# START OF EXTRACTED MATERIAL
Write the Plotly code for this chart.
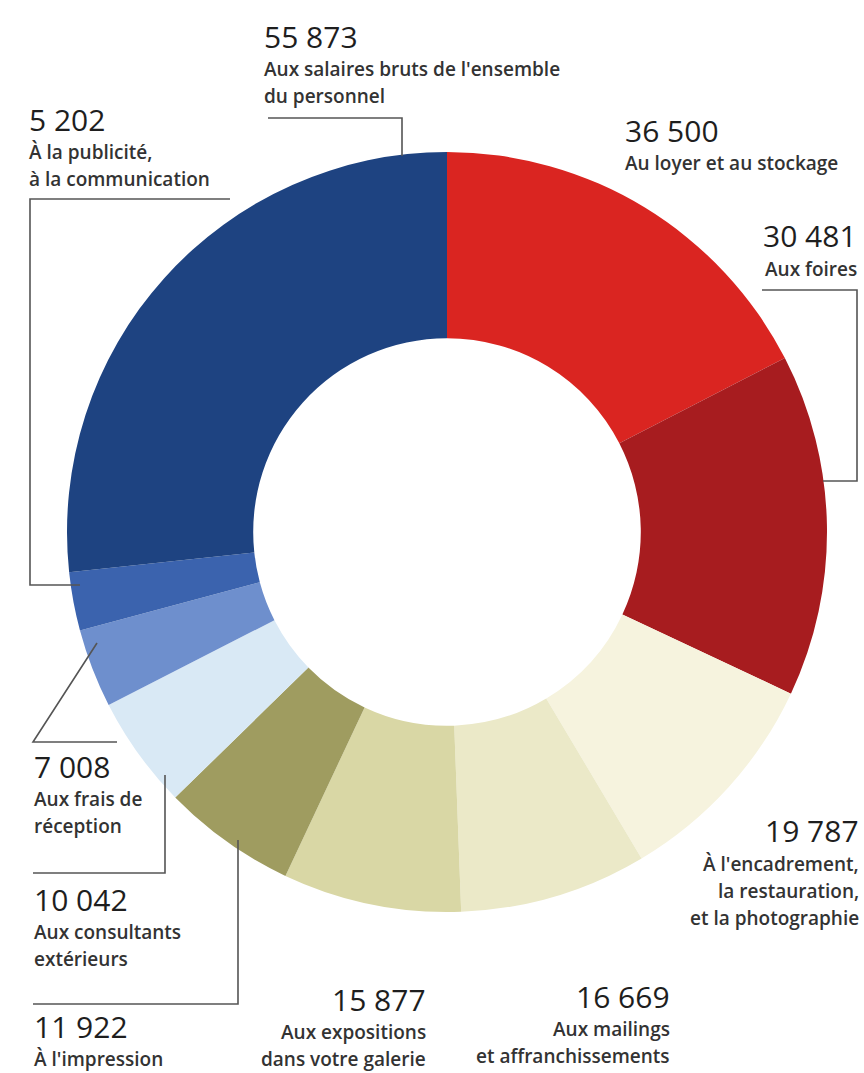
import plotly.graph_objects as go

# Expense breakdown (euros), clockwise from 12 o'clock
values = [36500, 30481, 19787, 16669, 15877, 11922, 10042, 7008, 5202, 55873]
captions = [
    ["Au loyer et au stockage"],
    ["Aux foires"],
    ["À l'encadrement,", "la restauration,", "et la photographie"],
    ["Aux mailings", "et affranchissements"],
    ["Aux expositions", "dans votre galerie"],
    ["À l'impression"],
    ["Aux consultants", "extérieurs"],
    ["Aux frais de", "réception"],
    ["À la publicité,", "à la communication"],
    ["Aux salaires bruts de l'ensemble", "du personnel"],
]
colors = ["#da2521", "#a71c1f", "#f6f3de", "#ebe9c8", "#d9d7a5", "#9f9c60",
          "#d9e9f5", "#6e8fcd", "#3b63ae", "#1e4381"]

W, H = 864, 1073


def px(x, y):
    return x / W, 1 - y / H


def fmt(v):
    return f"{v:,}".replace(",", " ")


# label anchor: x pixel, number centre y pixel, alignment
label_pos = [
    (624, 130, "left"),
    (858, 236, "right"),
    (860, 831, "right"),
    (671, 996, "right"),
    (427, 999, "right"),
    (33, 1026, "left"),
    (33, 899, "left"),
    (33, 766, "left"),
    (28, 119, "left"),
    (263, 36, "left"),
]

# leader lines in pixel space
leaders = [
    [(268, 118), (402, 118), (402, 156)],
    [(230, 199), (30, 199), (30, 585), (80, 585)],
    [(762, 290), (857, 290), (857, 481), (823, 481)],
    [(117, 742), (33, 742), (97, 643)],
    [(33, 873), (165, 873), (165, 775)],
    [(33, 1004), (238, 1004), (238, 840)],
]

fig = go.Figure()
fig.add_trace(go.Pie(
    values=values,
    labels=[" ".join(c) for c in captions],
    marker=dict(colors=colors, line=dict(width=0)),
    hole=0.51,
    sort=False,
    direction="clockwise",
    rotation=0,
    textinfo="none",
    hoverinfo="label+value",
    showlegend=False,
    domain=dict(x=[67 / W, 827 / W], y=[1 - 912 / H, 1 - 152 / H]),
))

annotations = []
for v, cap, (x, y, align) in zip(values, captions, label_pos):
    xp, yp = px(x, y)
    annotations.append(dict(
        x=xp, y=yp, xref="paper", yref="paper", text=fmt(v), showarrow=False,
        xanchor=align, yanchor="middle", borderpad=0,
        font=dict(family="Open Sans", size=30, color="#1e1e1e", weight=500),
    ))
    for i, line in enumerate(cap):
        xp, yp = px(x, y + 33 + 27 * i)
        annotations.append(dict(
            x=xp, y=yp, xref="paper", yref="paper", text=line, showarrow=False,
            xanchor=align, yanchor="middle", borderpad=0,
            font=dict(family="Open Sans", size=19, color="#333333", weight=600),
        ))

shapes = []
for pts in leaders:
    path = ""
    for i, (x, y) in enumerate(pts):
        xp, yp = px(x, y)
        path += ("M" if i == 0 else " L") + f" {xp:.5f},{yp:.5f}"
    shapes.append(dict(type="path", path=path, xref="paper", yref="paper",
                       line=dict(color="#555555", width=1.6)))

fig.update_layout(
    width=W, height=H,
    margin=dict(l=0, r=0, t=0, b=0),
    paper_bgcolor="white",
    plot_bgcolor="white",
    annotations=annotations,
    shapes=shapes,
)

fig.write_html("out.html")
# END OF EXTRACTED MATERIAL
# START OF EXTRACTED MATERIAL
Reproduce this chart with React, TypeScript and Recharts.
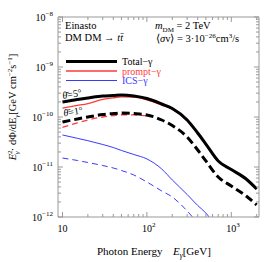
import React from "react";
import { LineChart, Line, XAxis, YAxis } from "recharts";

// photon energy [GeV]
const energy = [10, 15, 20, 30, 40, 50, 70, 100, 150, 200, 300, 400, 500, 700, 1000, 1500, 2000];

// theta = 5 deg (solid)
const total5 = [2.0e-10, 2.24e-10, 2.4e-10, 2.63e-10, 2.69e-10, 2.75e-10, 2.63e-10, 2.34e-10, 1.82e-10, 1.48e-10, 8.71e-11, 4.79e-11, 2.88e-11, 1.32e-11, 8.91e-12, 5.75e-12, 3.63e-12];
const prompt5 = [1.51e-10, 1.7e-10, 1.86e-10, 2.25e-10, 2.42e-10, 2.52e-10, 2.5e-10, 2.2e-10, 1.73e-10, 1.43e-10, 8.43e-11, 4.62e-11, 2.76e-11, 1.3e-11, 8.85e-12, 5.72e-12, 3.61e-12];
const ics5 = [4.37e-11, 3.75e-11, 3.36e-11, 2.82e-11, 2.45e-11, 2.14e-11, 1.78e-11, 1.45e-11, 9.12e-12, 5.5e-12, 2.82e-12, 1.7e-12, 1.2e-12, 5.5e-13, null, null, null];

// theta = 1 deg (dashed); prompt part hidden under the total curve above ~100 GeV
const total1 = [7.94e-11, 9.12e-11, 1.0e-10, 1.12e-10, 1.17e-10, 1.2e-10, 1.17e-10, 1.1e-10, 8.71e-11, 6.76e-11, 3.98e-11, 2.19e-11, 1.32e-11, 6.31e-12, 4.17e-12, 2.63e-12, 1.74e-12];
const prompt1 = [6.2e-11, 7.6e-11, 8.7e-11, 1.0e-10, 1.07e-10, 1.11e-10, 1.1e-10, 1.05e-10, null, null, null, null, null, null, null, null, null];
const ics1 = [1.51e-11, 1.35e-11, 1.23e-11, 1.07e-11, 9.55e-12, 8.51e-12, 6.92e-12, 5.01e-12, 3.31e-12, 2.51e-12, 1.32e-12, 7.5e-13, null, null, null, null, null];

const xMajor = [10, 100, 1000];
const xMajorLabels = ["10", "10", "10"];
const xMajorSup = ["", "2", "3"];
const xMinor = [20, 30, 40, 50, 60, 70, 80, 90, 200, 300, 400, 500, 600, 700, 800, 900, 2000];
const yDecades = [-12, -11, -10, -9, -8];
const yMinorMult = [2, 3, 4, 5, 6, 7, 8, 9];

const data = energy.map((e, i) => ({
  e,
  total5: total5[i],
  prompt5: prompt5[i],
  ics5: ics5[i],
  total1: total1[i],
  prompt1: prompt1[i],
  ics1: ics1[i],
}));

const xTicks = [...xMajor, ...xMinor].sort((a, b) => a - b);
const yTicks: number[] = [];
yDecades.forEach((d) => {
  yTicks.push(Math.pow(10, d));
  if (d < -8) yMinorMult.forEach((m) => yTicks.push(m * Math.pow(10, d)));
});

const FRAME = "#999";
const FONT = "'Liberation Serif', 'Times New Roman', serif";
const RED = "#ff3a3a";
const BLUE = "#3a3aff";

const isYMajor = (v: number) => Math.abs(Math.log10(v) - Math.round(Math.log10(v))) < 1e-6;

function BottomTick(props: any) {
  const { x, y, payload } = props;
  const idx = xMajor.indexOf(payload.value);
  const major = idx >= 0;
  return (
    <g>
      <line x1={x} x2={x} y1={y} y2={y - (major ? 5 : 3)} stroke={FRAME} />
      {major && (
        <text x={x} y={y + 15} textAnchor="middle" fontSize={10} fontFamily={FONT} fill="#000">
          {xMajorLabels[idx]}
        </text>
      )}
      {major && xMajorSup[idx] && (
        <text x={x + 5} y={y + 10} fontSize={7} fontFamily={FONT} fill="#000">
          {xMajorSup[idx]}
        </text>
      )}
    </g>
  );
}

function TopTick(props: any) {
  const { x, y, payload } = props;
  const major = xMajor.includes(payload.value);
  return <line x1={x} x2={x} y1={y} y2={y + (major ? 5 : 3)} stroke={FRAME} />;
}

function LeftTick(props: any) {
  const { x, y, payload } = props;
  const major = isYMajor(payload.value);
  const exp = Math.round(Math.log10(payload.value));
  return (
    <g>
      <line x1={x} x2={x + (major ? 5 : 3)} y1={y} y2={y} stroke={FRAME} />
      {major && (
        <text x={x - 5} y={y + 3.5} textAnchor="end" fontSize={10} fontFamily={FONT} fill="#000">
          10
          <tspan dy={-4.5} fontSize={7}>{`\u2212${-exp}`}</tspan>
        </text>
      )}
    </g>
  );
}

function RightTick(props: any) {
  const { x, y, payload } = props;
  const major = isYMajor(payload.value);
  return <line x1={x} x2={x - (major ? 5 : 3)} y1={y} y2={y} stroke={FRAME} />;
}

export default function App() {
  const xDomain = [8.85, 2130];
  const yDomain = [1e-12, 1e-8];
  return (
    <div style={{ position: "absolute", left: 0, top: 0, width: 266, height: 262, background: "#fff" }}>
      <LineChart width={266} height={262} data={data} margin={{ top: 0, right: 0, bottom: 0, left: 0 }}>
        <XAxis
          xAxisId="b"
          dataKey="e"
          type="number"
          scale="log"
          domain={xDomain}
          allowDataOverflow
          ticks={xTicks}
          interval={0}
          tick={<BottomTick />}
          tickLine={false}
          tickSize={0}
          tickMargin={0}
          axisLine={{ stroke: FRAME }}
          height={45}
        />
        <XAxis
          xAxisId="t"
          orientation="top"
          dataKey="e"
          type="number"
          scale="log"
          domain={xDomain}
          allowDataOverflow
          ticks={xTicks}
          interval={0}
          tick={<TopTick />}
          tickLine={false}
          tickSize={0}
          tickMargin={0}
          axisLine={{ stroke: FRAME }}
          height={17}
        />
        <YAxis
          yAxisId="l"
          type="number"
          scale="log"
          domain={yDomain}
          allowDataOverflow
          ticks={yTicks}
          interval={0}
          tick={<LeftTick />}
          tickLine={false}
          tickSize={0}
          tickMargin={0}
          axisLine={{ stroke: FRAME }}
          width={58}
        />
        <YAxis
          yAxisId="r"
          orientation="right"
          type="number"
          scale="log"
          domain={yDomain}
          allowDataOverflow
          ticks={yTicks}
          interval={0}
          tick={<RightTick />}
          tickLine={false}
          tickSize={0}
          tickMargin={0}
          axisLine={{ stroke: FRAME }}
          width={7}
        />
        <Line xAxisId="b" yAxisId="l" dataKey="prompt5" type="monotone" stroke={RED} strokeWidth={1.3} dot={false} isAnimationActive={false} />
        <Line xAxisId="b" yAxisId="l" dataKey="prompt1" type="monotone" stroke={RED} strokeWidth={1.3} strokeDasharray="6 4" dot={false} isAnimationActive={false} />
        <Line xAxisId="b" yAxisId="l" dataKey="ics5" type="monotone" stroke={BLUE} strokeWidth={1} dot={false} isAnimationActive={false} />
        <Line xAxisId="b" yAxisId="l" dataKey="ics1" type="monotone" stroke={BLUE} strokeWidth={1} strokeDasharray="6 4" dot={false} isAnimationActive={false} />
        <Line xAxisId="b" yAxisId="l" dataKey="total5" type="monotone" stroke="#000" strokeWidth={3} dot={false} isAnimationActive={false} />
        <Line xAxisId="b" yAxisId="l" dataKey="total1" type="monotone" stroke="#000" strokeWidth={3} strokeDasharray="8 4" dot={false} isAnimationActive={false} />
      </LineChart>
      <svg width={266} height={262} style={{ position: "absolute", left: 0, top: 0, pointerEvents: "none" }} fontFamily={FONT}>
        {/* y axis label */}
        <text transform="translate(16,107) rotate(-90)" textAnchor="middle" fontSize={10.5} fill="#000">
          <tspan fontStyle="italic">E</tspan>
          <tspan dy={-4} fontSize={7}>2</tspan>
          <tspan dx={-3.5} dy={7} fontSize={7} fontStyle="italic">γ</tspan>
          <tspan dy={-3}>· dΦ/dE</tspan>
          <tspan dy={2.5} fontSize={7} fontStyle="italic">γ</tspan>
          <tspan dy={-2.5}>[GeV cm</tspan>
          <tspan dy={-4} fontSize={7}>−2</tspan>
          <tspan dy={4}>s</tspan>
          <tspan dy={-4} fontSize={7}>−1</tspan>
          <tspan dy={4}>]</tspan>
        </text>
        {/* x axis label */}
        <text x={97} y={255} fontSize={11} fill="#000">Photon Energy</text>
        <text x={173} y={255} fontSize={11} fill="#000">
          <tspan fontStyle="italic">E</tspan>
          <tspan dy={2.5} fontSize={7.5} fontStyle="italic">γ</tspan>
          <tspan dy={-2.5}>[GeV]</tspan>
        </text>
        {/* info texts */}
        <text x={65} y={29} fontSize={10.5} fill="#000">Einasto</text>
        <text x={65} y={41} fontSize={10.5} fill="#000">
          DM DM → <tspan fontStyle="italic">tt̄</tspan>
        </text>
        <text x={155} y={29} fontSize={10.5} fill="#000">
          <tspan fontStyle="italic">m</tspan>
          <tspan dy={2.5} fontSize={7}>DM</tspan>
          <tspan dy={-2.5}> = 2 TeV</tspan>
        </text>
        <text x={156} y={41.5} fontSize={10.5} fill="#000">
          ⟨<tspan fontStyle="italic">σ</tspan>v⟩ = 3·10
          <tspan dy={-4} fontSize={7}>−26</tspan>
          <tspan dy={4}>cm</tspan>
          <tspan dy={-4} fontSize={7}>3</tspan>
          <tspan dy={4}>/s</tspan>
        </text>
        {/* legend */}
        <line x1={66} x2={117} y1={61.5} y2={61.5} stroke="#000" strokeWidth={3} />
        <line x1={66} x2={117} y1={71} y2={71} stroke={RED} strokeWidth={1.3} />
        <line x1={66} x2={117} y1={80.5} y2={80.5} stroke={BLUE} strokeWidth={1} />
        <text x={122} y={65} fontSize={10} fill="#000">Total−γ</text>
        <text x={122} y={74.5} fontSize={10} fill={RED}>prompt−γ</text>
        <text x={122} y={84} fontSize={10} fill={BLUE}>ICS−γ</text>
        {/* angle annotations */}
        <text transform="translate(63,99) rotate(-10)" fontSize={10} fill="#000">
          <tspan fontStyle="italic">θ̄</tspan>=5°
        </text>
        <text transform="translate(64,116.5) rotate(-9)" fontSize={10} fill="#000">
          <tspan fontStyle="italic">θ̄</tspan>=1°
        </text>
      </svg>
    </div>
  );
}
# END OF EXTRACTED MATERIAL
What lines above run from the one with "Reproduce this chart" to the one with "1000, 1500, 2000];"? Give them again exactly, ends included, and leave the pictures out.

Reproduce this chart with React, TypeScript and Recharts.
import React from "react";
import { LineChart, Line, XAxis, YAxis } from "recharts";

// photon energy [GeV]
const energy = [10, 15, 20, 30, 40, 50, 70, 100, 150, 200, 300, 400, 500, 700, 1000, 1500, 2000];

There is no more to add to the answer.